«Наша Среда online» — Сербский кинорежиссер Эмир Кустурица является одной из самых культовых фигур современного кинематографа. Насчет «титулов» — громче не бывает: взять хотя бы две «золотые пальмовые ветви» Каннского фестиваля — кроме Кустурицы, дважды этот почетнейший приз получали только четверо из мировой режиссерской плеяды. Его фильмы: «Герника» (1978 г.) «Невесты приходят» (1978г.), «Помнишь ли ты Долли Белл?» (1981г.), «Папа в командировке» (1985 г.), «Время цыган» (1988 г.), “Аризонская мечта” (1993 г.) “Андеграунд” (1995 г.), «Чёрная кошка, белый кот» (1998г.), «Истории на супер-восемь» (2001г.), «Клубничка в супермаркете» (2003г.), «Жизнь как чудо» (2004г.), «Невидимые дети» (2005 г.), «Завет» (2007г), «Марадона» (2008г.), “По млечному пути” (2016 г.).
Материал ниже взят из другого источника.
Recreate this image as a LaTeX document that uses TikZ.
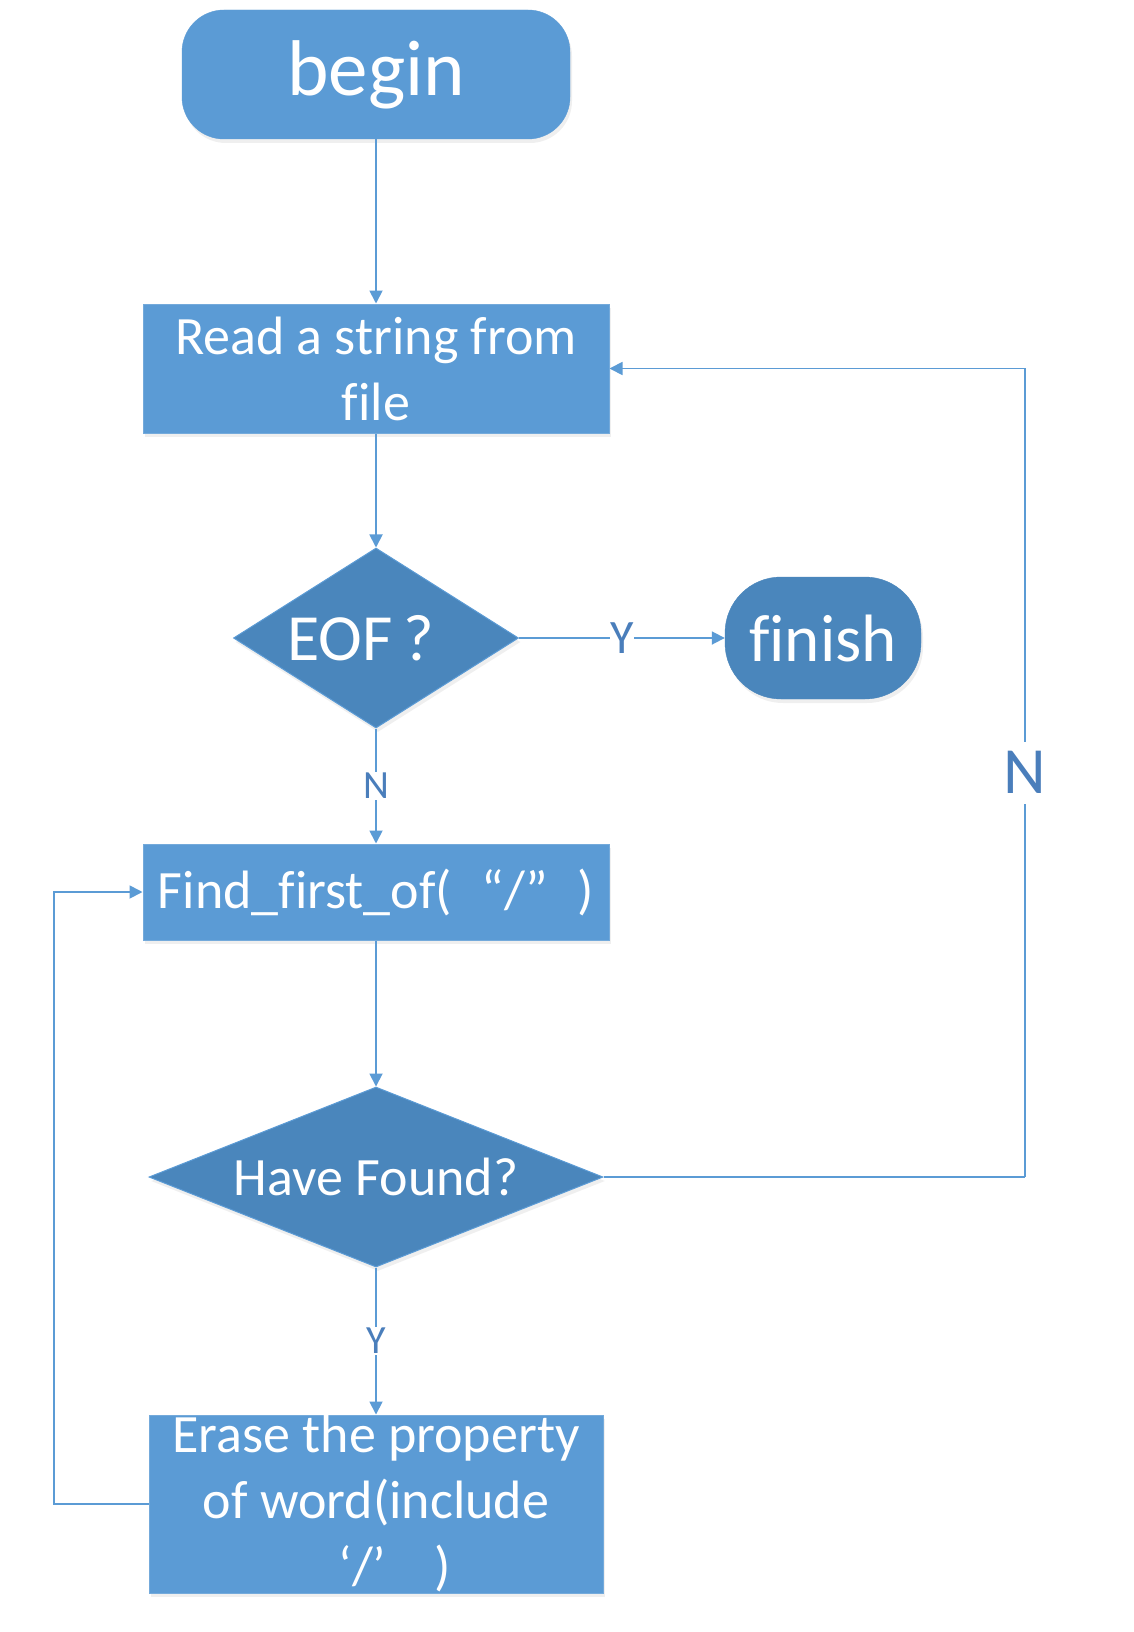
\documentclass[tikz,border=0pt]{standalone}
\usepackage{fontspec}
\setmainfont{Carlito}[Ligatures={NoCommon},RawFeature={-liga}]
\usetikzlibrary{shapes.geometric,arrows.meta,shadows}
\definecolor{boxblue}{HTML}{5B9BD5}
\definecolor{darkblue}{HTML}{4A86BC}
\definecolor{lineblue}{HTML}{5B9BD5}
\definecolor{labelblue}{HTML}{4A7EBB}
\begin{document}
\begin{tikzpicture}[x=1pt,y=-1pt,
  shadowed/.style={drop shadow={opacity=0.12,shadow xshift=2pt,shadow yshift=-4pt}},
  procbox/.style={rectangle,fill=boxblue,draw=boxblue!85!white,line width=1pt,text=white,inner sep=0pt,
    font=\fontsize{54}{66}\selectfont,align=center,shadowed},
  termbox/.style={rectangle,rounded corners=42pt,fill=boxblue,draw=boxblue,text=white,inner sep=0pt,shadowed},
  endbox/.style={rectangle,rounded corners=56pt,fill=darkblue,draw=darkblue,text=white,inner sep=0pt,shadowed},
  decision/.style={diamond,fill=darkblue,draw=boxblue,line width=1pt,text=white,inner sep=0pt,shadowed},
  txt/.style={text=white,inner sep=0pt,align=center,font=\fontsize{54}{66}\selectfont},
  conn/.style={draw=lineblue,line width=1.8pt,-{Triangle[length=13pt,width=13pt]}},
  plain/.style={draw=lineblue,line width=1.8pt},
  lab/.style={fill=white,text=labelblue,inner sep=1pt,font=\fontsize{40}{44}\selectfont},
]
\useasboundingbox[fill=white] (0,0) rectangle (1134,1632);

\node[termbox,minimum width=388pt,minimum height=129pt,font=\fontsize{79}{90}\selectfont] (begin) at (376,74.5) {begin};
\node[procbox,minimum width=466pt,minimum height=129pt] (read) at (376,368.5) {Read a string from\\f\kern0pt ile};
\node[decision,minimum width=285pt,minimum height=180pt,aspect=1.58,font=\fontsize{66}{72}\selectfont] (eof) at (376,638) {EOF\,?\kern0.45em};
\node[endbox,minimum width=196pt,minimum height=122pt,font=\fontsize{67}{72}\selectfont] (finish) at (823,638) {f\kern0pt inish};
\node[procbox,minimum width=466pt,minimum height=96pt] (find) at (376,892) {Find\_f\kern0pt irst\_of(\hspace{0.55em}“/”\hspace{0.55em})};
\node[decision,minimum width=454pt,minimum height=180pt,aspect=2.52,font=\fontsize{54}{60}\selectfont] (have) at (376,1177) {Have Found?};
\node[procbox,minimum width=454pt,minimum height=178pt] (erase) at (376,1504) {};
\node[txt] (erasetext) at (376,1503) {Erase the property\\of word(include\\\hspace{0.7em}‘/’\hspace{0.9em})};

\coordinate (rturn) at (1025,1177);
\coordinate (lturn) at (54,1504);

\draw[conn] (begin) -- (read);
\draw[conn] (read) -- (eof);
\draw[conn] (eof.east) -- node[lab,inner sep=0pt,font=\fontsize{48}{52}\selectfont]{Y} (finish.west);
\draw[conn] (eof.south) -- node[lab]{N} (find.north);
\draw[conn] (find) -- (have);
\draw[conn] (have.south) -- node[lab]{Y} (erase.north);
\draw[plain] (have.east) -- (rturn);
\draw[conn] (rturn) |- node[pos=0.25,lab,inner sep=10pt,font=\fontsize{66}{70}\selectfont]{N} (read.east);
\draw[conn] (erase.west) -- (lturn) |- (find.west);
\end{tikzpicture}
\end{document}
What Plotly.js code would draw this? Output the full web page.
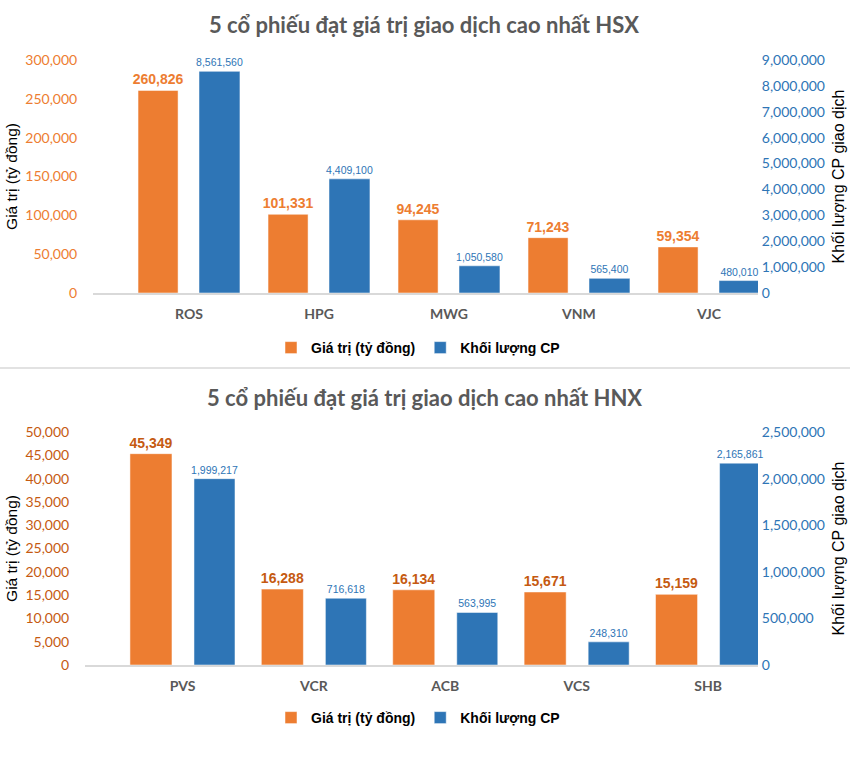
<!DOCTYPE html>
<html><head><meta charset="utf-8">
<script src="https://cdn.plot.ly/plotly-3.0.1.min.js"></script>
<style>html,body{margin:0;padding:0;background:#fff}</style>
</head><body><div id="chart" style="width:850px;height:772px"></div>
<script>
// ---- data ----
const hsxTitle = '5 cổ phiếu đạt giá trị giao dịch cao nhất HSX';
const hnxTitle = '5 cổ phiếu đạt giá trị giao dịch cao nhất HNX';
const hsxCodes = ['ROS', 'HPG', 'MWG', 'VNM', 'VJC'];
const hsxValue = [260826, 101331, 94245, 71243, 59354];
const hsxVolume = [8561560, 4409100, 1050580, 565400, 480010];
const hnxCodes = ['PVS', 'VCR', 'ACB', 'VCS', 'SHB'];
const hnxValue = [45349, 16288, 16134, 15671, 15159];
const hnxVolume = [1999217, 716618, 563995, 248310, 2165861];
const seriesNames = ['Giá trị (tỷ đồng)', 'Khối lượng CP'];
const leftTitle = 'Giá trị (tỷ đồng)';
const rightTitle = 'Khối lượng CP giao dịch';

// ---- styles ----
const W = 850, H = 772;
const ORANGE = '#ED7D31', DARK_ORANGE = '#C55A11', BLUE = '#2E75B6';
const ARIAL = 'Liberation Sans, Arial, sans-serif';
const CAL = 'Lato, Open Sans, sans-serif';
const px = v => v / W, py = v => 1 - v / H;

function valueTrace(x, y, xa, ya, labelColor, legend, offset, width) {
  return {
    type: 'bar', name: seriesNames[0], x: x, y: y, xaxis: xa, yaxis: ya, legend: legend,
    marker: {color: ORANGE, line: {color: '#ffffff', width: 0.5}},
    offset: offset, width: width,
    texttemplate: '%{y:,}', textposition: 'outside', constraintext: 'none', cliponaxis: false,
    textfont: {family: ARIAL, size: 14, color: labelColor, weight: 'bold'},
    hoverinfo: 'x+y'
  };
}
function volumeTrace(x, y, xa, ya, legend, offset, width) {
  return {
    type: 'bar', name: seriesNames[1], x: x, y: y, xaxis: xa, yaxis: ya, legend: legend,
    marker: {color: BLUE, line: {color: '#ffffff', width: 0.5}},
    offset: offset, width: width,
    texttemplate: '%{y:,}', textposition: 'outside', constraintext: 'none', cliponaxis: false,
    textfont: {family: ARIAL, size: 10.5, color: BLUE},
    hoverinfo: 'x+y'
  };
}

const traces = [
  valueTrace(hsxCodes, hsxValue, 'x', 'y', ORANGE, 'legend', -0.392, 0.308),
  volumeTrace(hsxCodes, hsxVolume, 'x', 'y2', 'legend', 0.077, 0.315),
  valueTrace(hnxCodes, hnxValue, 'x2', 'y3', DARK_ORANGE, 'legend2', -0.40, 0.32),
  volumeTrace(hnxCodes, hnxVolume, 'x2', 'y4', 'legend2', 0.0875, 0.312)
];

function xAxis(domainL, domainR, anchor, range) {
  return {
    type: 'category', domain: [px(domainL), px(domainR)], anchor: anchor, range: range,
    showline: true, linecolor: '#D9D9D9', linewidth: 1.5, showgrid: false, zeroline: false,
    ticks: 'outside', ticklen: 8, tickcolor: 'rgba(0,0,0,0)',
    tickfont: {family: CAL, size: 14, color: '#595959', weight: 'bold'}, fixedrange: true
  };
}
function leftAxis(top, bottom, anchor, range, dtick, color) {
  return {
    domain: [py(bottom), py(top)], anchor: anchor, range: range, dtick: dtick,
    tickformat: ',', showgrid: false, zeroline: false, showline: false,
    ticks: 'outside', ticklen: 12, tickcolor: 'rgba(0,0,0,0)',
    tickfont: {family: CAL, size: 14, color: color},
    title: {text: leftTitle, font: {family: ARIAL, size: 15.5, color: '#000'}, standoff: 3},
    fixedrange: true
  };
}
function rightAxis(overlay, anchor, range, dtick) {
  return {
    overlaying: overlay, side: 'right', anchor: anchor, range: range, dtick: dtick,
    tickformat: ',', showgrid: false, zeroline: false, showline: false,
    ticks: 'outside', ticklen: 0, tickcolor: 'rgba(0,0,0,0)',
    tickfont: {family: CAL, size: 14, color: BLUE},
    title: {text: rightTitle, font: {family: ARIAL, size: 16, color: '#000'}, standoff: 8},
    fixedrange: true
  };
}

const legendStyle = {
  orientation: 'h', x: px(418), xanchor: 'center', yanchor: 'middle',
  font: {family: ARIAL, size: 14, color: '#000', weight: 'bold'},
  bgcolor: 'rgba(0,0,0,0)', traceorder: 'normal', itemclick: false, itemdoubleclick: false
};

const layout = {
  width: W, height: H, autosize: false,
  margin: {l: 0, r: 0, t: 0, b: 0},
  paper_bgcolor: '#ffffff', plot_bgcolor: 'rgba(0,0,0,0)',
  showlegend: true,
  title: {text: hsxTitle, x: px(424), xanchor: 'center', y: py(25), yanchor: 'middle',
          font: {family: CAL, size: 22, color: '#595959', weight: 'bold'}},
  xaxis: xAxis(93, 758, 'y', [-0.7385, 4.377]),
  yaxis: leftAxis(60, 293, 'x', [0, 300000], 50000, ORANGE),
  yaxis2: rightAxis('y', 'x', [0, 9000000], 1000000),
  xaxis2: xAxis(85, 758, 'y3', [-0.742, 4.380]),
  yaxis3: leftAxis(432, 665, 'x2', [0, 50000], 5000, DARK_ORANGE),
  yaxis4: rightAxis('y3', 'x2', [0, 2500000], 500000),
  legend: Object.assign({}, legendStyle, {y: py(348)}),
  legend2: Object.assign({}, legendStyle, {y: py(718)}),
  annotations: [
    {text: hnxTitle, xref: 'paper', yref: 'paper', x: px(424), y: py(397),
     xanchor: 'center', yanchor: 'middle', showarrow: false,
     font: {family: CAL, size: 22, color: '#595959', weight: 'bold'}}
  ],
  shapes: [
    {type: 'line', xref: 'paper', yref: 'paper', x0: 0, x1: 1, y0: py(368), y1: py(368),
     line: {color: '#D9D9D9', width: 1.5}}
  ],
  bargap: 0.06
};

Plotly.newPlot('chart', traces, layout, {displayModeBar: false, staticPlot: true});
</script></body></html>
— В своих интервью вы не раз говорили о том, что вы считаете себя, прежде всего, музыкантом, и только потом режиссером, актером и прочее. Насколько можно к этим словам относиться серьезно?
— (смеется). По сути, я человек, который все в жизни привык делать ради собственного удовольствия. А мне удовольствие доставляют и кино, и музыка. И, главное, теперь они доставляют удовольствие не только мне одному, но и многочисленным моим поклонникам. Трудно судить, что именно мне нравится больше кино или музыка. Вероятно, все — же к кино я отношусь более серьезно, а музыка — это несколько облегченная версия удовольствия. В любом случае, мне нелегко отделять друг от друга эти вещи.
— Режиссерская работа требует тщательной подготовки, и, вероятно, у вас была отличная школа. Кого именно вы считаете своими учителями?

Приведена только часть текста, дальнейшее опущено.